Best Practices: Balance workloads with RAID types

12 Apr 2007 |

Not all RAID types are created equal; the RAID you use can have a major impact on application performance.

Vendors won't hesitate to tell you how beautifully parity-based RAID (RAID-5, RAID-6, RAID-4, etc.) works in their storage subsystems, making it almost unnecessary to use any type of striped/mirrored RAID protection. Users may see it as a way of getting a lot more usable storage out of the subsystem but, as the old adage warns, "Nothing in life is free." The same principle applies to storage: What you get back in usable storage, you pay for with processing power. One of the most common problems I encounter during storage assessments is a lack of attention to matching the workload profile of the application to how storage is provisioned in the array. This is often driven by sheer economics but, even when it isn't, bad storage practices can simply result in a poorly balanced system that shows signs of stress. Stress is the asymmetrical impact on various components in the array, such as cache, front-end ports, back-end disk directors and the backplane.

RAID and writes
RAID is still one of the most revolutionary storage technologies, providing the ability to take a bunch of disks and virtualize them into looking like a single entity. How that entity functions is transparent to the host operating system; whether the entity is RAID-5 (distributed parity) or RAID-10 (mirrored and striped with no parity) makes no difference to how the host reads and writes from this LUN.

However, the combination of reads and writes on the host makes all the difference in how the array is affected. Add a few hundred of those reads and writes, and you'll see the effects on the array. To a large extent, an array is capable of absorbing such massive reads and writes in its cache because it's tuned for the purpose of maximizing read and writes from hosts. But if the amount of data arriving on the front end (from the host) can't be passed at the same or higher pace to the back end (the disks), you begin to see a backlog in cache. For writes, this backlog is known as "write pending" and is the extra buffered writes waiting to be written to disk. A high write-pending ratio is unhealthy and can often lead to other problems, such as high I/O wait times on the host and, in extreme cases, the array may stop accepting writes.

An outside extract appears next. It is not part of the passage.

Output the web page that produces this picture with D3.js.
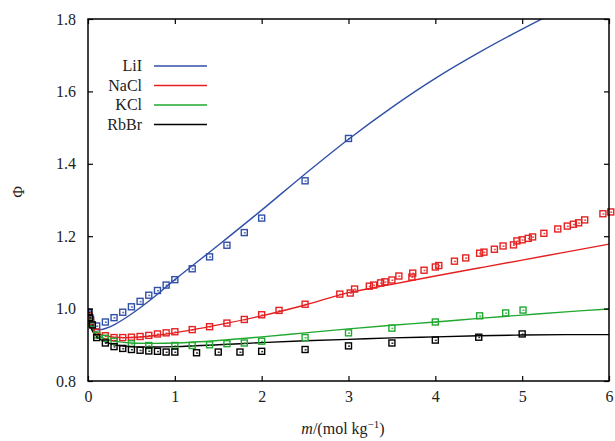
<!DOCTYPE html><html><head><meta charset="utf-8"><script src="https://cdn.jsdelivr.net/npm/d3@7"></script>
<style>body{margin:0;background:#fff}text{font-family:"Liberation Serif",serif;fill:#222}</style></head><body>
<svg id="c" width="615" height="441"></svg>
<script>
const xTicks=[0,1,2,3,4,5,6];
const yTicks=[0.8,1.0,1.2,1.4,1.6,1.8];
const names=["LiI","NaCl","KCl","RbBr"];
const colors=["#3050a8","#e52020","#20a830","#000000"];
const lineM=[0,0.01,0.03,0.06,0.1,0.15,0.2,0.3,0.5,0.75,1,1.5,2,2.5,3,3.5,4,4.5,5,5.5,6];
const liiLine=[1.0,0.975,0.958,0.947,0.942,0.942,0.945,0.955,0.985,1.03,1.08,1.175,1.272,1.372,1.468,1.556,1.636,1.707,1.772,1.833,1.89];
const naclLine=[1.0,0.972,0.955,0.942,0.934,0.928,0.925,0.921,0.92,0.925,0.933,0.955,0.98,1.01,1.044,1.067,1.09,1.112,1.134,1.156,1.178];
const kclLine=[1.0,0.972,0.953,0.938,0.928,0.921,0.916,0.91,0.905,0.904,0.905,0.912,0.922,0.933,0.944,0.954,0.963,0.973,0.982,0.991,0.999];
const rbbrLine=[1.0,0.97,0.95,0.934,0.923,0.914,0.908,0.9,0.895,0.894,0.895,0.9,0.906,0.911,0.915,0.919,0.922,0.925,0.927,0.928,0.928];
const liiPts=[[0.01,0.985],[0.03,0.97],[0.1,0.952],[0.2,0.963],[0.3,0.975],[0.4,0.99],[0.5,1.005],[0.6,1.02],[0.7,1.037],[0.8,1.05],[0.9,1.065],[1.0,1.08],[1.2,1.11],[1.4,1.143],[1.6,1.175],[1.8,1.21],[2.0,1.25],[2.5,1.353],[3.0,1.47]];
const naclPts=[[0.01,0.98],[0.03,0.965],[0.1,0.935],[0.2,0.925],[0.3,0.92],[0.4,0.92],[0.5,0.921],[0.6,0.923],[0.7,0.926],[0.8,0.93],[0.9,0.933],[1.0,0.936],[1.2,0.942],[1.4,0.95],[1.6,0.96],[1.8,0.97],[2.0,0.983],[2.2,0.995],[2.5,1.012],[2.9,1.04],[3.02,1.043],[3.07,1.054],[3.24,1.062],[3.29,1.065],[3.37,1.071],[3.42,1.074],[3.5,1.079],[3.58,1.09],[3.73,1.087],[3.74,1.098],[3.87,1.106],[4.0,1.115],[4.04,1.119],[4.22,1.131],[4.35,1.14],[4.51,1.153],[4.56,1.156],[4.68,1.164],[4.78,1.173],[4.9,1.176],[4.94,1.187],[5.0,1.19],[5.07,1.194],[5.12,1.198],[5.25,1.208],[5.41,1.22],[5.52,1.228],[5.59,1.233],[5.65,1.237],[5.72,1.245],[5.93,1.262],[6.02,1.267]];
const kclPts=[[0.01,0.975],[0.03,0.96],[0.1,0.927],[0.2,0.918],[0.3,0.91],[0.5,0.903],[0.7,0.898],[1.0,0.898],[1.2,0.898],[1.4,0.9],[1.6,0.903],[1.8,0.905],[2.0,0.91],[2.5,0.92],[3.0,0.933],[3.5,0.946],[4.0,0.963],[4.51,0.98],[4.81,0.988],[5.01,0.996]];
const rbbrPts=[[0.01,0.99],[0.02,0.975],[0.05,0.955],[0.1,0.92],[0.2,0.905],[0.3,0.895],[0.4,0.89],[0.5,0.887],[0.6,0.885],[0.7,0.883],[0.8,0.882],[0.9,0.88],[1.0,0.88],[1.25,0.878],[1.5,0.88],[1.75,0.88],[2.0,0.882],[2.5,0.887],[3.0,0.897],[3.5,0.905],[4.0,0.913],[4.5,0.921],[5.0,0.93]];
const lines=[liiLine,naclLine,kclLine,rbbrLine], pts=[liiPts,naclPts,kclPts,rbbrPts];

const svg=d3.select("#c");
const L=88,R=609,T=19,B=381;
const x=d3.scaleLinear().domain([0,6]).range([L,R]);
const y=d3.scaleLinear().domain([0.8,1.8]).range([B,T]);
const g=svg.append("g");
g.append("defs").append("clipPath").attr("id","cp").append("rect").attr("x",L).attr("y",T).attr("width",R-L+6).attr("height",B-T);
const pg=g.append("g").attr("clip-path","url(#cp)");
lines.forEach((ln,i)=>{
  pg.append("path").datum(ln.map((v,j)=>[lineM[j],v])).attr("fill","none").attr("stroke",colors[i]).attr("stroke-width",1.4)
   .attr("d",d3.line().x(d=>x(d[0])).y(d=>y(d[1])).curve(d3.curveCatmullRom));
});
pts.forEach((p,i)=>{
  p.forEach(d=>{
    pg.append("rect").attr("x",x(d[0])-3).attr("y",y(d[1])-3).attr("width",6).attr("height",6).attr("fill","none").attr("stroke",colors[i]).attr("stroke-width",1.4);
    pg.append("rect").attr("x",x(d[0])-0.5).attr("y",y(d[1])-0.5).attr("width",2).attr("height",1.5).attr("fill",colors[i]).attr("opacity",0.8);
  });
});
g.append("rect").attr("x",L).attr("y",T).attr("width",R-L).attr("height",B-T).attr("fill","none").attr("stroke","#000").attr("stroke-width",1.5);
const ax=g.append("g").attr("transform",`translate(0,${B})`).call(d3.axisBottom(x).tickValues(xTicks).tickSize(-5).tickPadding(10).tickFormat(d3.format("d")));
const ax2=g.append("g").attr("transform",`translate(0,${T})`).call(d3.axisTop(x).tickValues(xTicks).tickSize(-5).tickFormat(""));
const ay=g.append("g").attr("transform",`translate(${L},0)`).call(d3.axisLeft(y).tickValues(yTicks).tickSize(-5).tickPadding(12).tickFormat(d3.format(".1f")));
const ay2=g.append("g").attr("transform",`translate(${R},0)`).call(d3.axisRight(y).tickValues(yTicks).tickSize(-5).tickFormat(""));
[ax,ax2,ay,ay2].forEach(a=>{a.select(".domain").remove();a.selectAll("line").attr("stroke","#000").attr("stroke-width",1.2);a.selectAll("text").style("font-size","16px").attr("fill","#222").style("font-family","Liberation Serif,serif");});
svg.append("text").attr("transform","translate(24,192) rotate(-90)").attr("text-anchor","middle").style("font-size","16px").text("Φ");
const xl=svg.append("text").attr("x",343).attr("y",434).attr("text-anchor","middle").style("font-size","16px");
xl.append("tspan").style("font-style","italic").text("m");
xl.append("tspan").text("/(mol kg");
xl.append("tspan").attr("dy",-6).style("font-size","11px").text("−1");
xl.append("tspan").attr("dy",6).text(")");
names.forEach((n,i)=>{
  const yy=66+i*19.5;
  svg.append("text").attr("x",142).attr("y",yy+5).attr("text-anchor","end").style("font-size","16px").text(n);
  svg.append("line").attr("x1",154).attr("x2",207).attr("y1",yy).attr("y2",yy).attr("stroke",colors[i]).attr("stroke-width",1.4);
});
</script></body></html>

Under normal operating conditions, every array will have a write-pending backlog. That's because even with the fastest disk, solid-state memory is still faster. But like a pipe that allows water to flow without any obstruction, pending writes in cache need to be written to disk at a steady pace--ideally, at the rate they come in. Meanwhile, the host is happily chugging along, assuming it has completed its writes. It's the array that has to ensure that the writes are committed to disk in the fastest time possible. If it loses the writes for whatever reason (power loss, failed controller, etc.), the writes are gone. What remains is in an inconsistent state. Vendors will tell you that the chances of this occurring are rare, but it's not unheard of.

One common mistake is thinking that throwing more cache at a problem fixes it. To remedy the situation, you need to go back and figure out the ratio of reads and writes generated at the host and then try to match the RAID type. Essentially, it means that the workload profile of whatever is generating these reads and writes needs to match how the disks are arranged in the array (their RAID type).

Parity-based RAID types aren't well suited for applications with heavy random writes, but one of the most common reasons for high write-pending ratios is a high percentage of random writes on a RAID-5 or RAID-6 volume. Such applications are better suited for RAID-10 or RAID-1 (with host-based striping). Sequential read and write workloads, on the other hand, work well on parity-based RAID because head movement is minimized in sequential reads and writes. A write-intensive workload associated with parity-based RAID volumes can also cause processor overload because the overhead of parity calculation affects processor performance.